I'm afraid I don't know any details, as I wasn't a playtester.  The only info I have is one thread that Kevin Wilson replied to on BGG where he stated that the basic rule for how twilight worked (i.e, how the twilight marker moved) in an earlier version of the game was how it appears in my variant, and that it was removed because playtesters felt that it encouraged too much of a feeling of persecution.

You can even observe rules in the current rulebook that are obviously holdovers from the earlier system.  I'd take an educated guess that the following rules were required as part of the old system, but with the new system are just part of the "rules bloat" that many people feel about this game:

* The "shift" bonus on the back of conspiracy tiles.

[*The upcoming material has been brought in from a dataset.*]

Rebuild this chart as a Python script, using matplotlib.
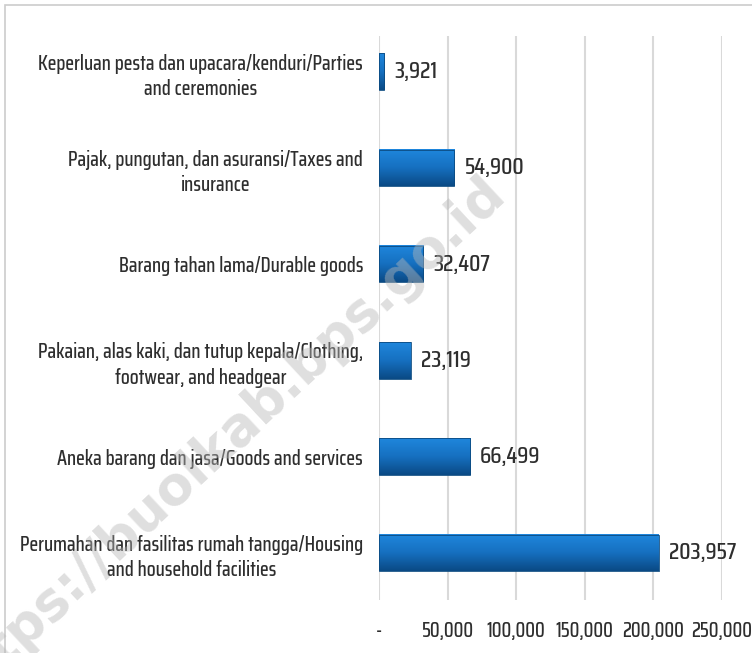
import matplotlib
matplotlib.use("Agg")
import matplotlib.pyplot as plt
import numpy as np
from matplotlib import font_manager
from matplotlib.colors import LinearSegmentedColormap
from matplotlib.patches import Rectangle
from matplotlib.textpath import TextPath
from matplotlib.font_manager import FontProperties

categories = [
    "Perumahan dan fasilitas rumah tangga/Housing\nand household facilities",
    "Aneka barang dan jasa/Goods and services",
    "Pakaian, alas kaki, dan tutup kepala/Clothing,\nfootwear, and headgear",
    "Barang tahan lama/Durable goods",
    "Pajak, pungutan, dan asuransi/Taxes and\ninsurance",
    "Keperluan pesta dan upacara/kenduri/Parties\nand ceremonies",
]
values = [203957, 66499, 23119, 32407, 54900, 3921]
xticks = [0, 50000, 100000, 150000, 200000, 250000]
xtick_labels = ["-", "50,000", "100,000", "150,000", "200,000", "250,000"]
watermark = "https://buolkab.bps.go.id"

names = {f.name for f in font_manager.fontManager.ttflist}
fam = "DejaVu Sans"
for cand in ["Saira Condensed", "Saira ExtraCondensed", "Saira Extra Condensed",
             "Barlow Condensed"]:
    if cand in names:
        fam = cand
        break
plt.rcParams["font.family"] = [fam, "DejaVu Sans"]
WEIGHT = 500

def fit_size(text, target_px, dpi=100):
    fp = FontProperties(family=[fam, "DejaVu Sans"], weight=WEIGHT, size=10)
    w = TextPath((0, 0), text, prop=fp).get_extents().width
    w_px = w * dpi / 72.0
    return 10 * target_px / w_px

lab_fs = fit_size("Perumahan dan fasilitas rumah tangga/Housing", 341)
tick_fs = fit_size("200,000", 60)
val_fs = fit_size("203,957", 66)

fig = plt.figure(figsize=(7.52, 6.53), dpi=100)
ax = fig.add_axes([379/752, 1 - 600/653, (722 - 379)/752, (600 - 36)/653])

ax.set_xlim(0, 250000)
ax.set_ylim(-0.49, 5.37)

cmap = LinearSegmentedColormap.from_list("bar", ["#0a4a85", "#1670c0", "#1f86dc"])
grad = np.linspace(0, 1, 64).reshape(-1, 1)
h = 0.38
ypos = np.arange(len(values))
for y, v in zip(ypos, values):
    ax.imshow(grad, cmap=cmap, origin="lower", aspect="auto",
              extent=[0, v, y - h/2, y + h/2], zorder=3, interpolation="bilinear")
    ax.add_patch(Rectangle((0, y - h/2), v, h, fill=False, edgecolor="#0b4a80",
                           linewidth=0.6, zorder=4))
    ax.annotate(f"{v:,}", xy=(v, y), xytext=(10, 0), textcoords="offset pixels",
                va="center", ha="left", fontsize=val_fs, fontweight=WEIGHT,
                color="#2e2e2e", zorder=5)

ax.set_yticks(ypos)
ax.set_yticklabels(categories, fontsize=lab_fs, fontweight=WEIGHT, color="#2e2e2e",
                   multialignment="center", linespacing=1.35)
ax.set_xticks(xticks)
ax.set_xticklabels(xtick_labels, fontsize=tick_fs, fontweight=WEIGHT, color="#2e2e2e")
ax.tick_params(axis="both", length=0)
ax.tick_params(axis="y", pad=11.5)
ax.tick_params(axis="x", pad=15)
ax.grid(axis="x", color="#d9d9d9", linewidth=1.5, zorder=0)
ax.set_axisbelow(True)
for s in ax.spines.values():
    s.set_visible(False)

# figure border
fig.patches.append(Rectangle((5/752, -0.05), 1.2, 1 - 5/653 + 0.05,
                             transform=fig.transFigure, fill=False,
                             edgecolor="#cccccc", linewidth=1.2))

fig.text(223/752, 1 - 441/653, watermark, rotation=43, ha="center", va="center",
         rotation_mode="anchor",
         fontsize=38, fontweight="bold", color="#b8b8b8", alpha=0.45,
         family="DejaVu Sans", zorder=10)

fig.savefig("out.png", dpi=100)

* Allowing characters to light or dark shift as part of fights.

* Allowing cards to be discarded to pay twilight costs.

* Twilight discounts for matching plots.

* Any game text that allows you to increase or decrease the cost of a card.

With the current rule system, all of these rules are unneccessary, as having your twilight marker at any one point on the twilight track is equally beneficial as having it at any other point (the only differentiating factor is the number and type of cards you have in your hand).  With the old/variant system, these rules would become much more important, as they are in place to prevent any player from "locking in" as completely light-shifted in order to prevent any dark cards being played on them.

(There are also a couple of Raymond's cards that highlight the old system once being in place - they allow you to manipulate your own/your opponent's twilight track, which with the old system is a big bonus but in the current system is next to useless).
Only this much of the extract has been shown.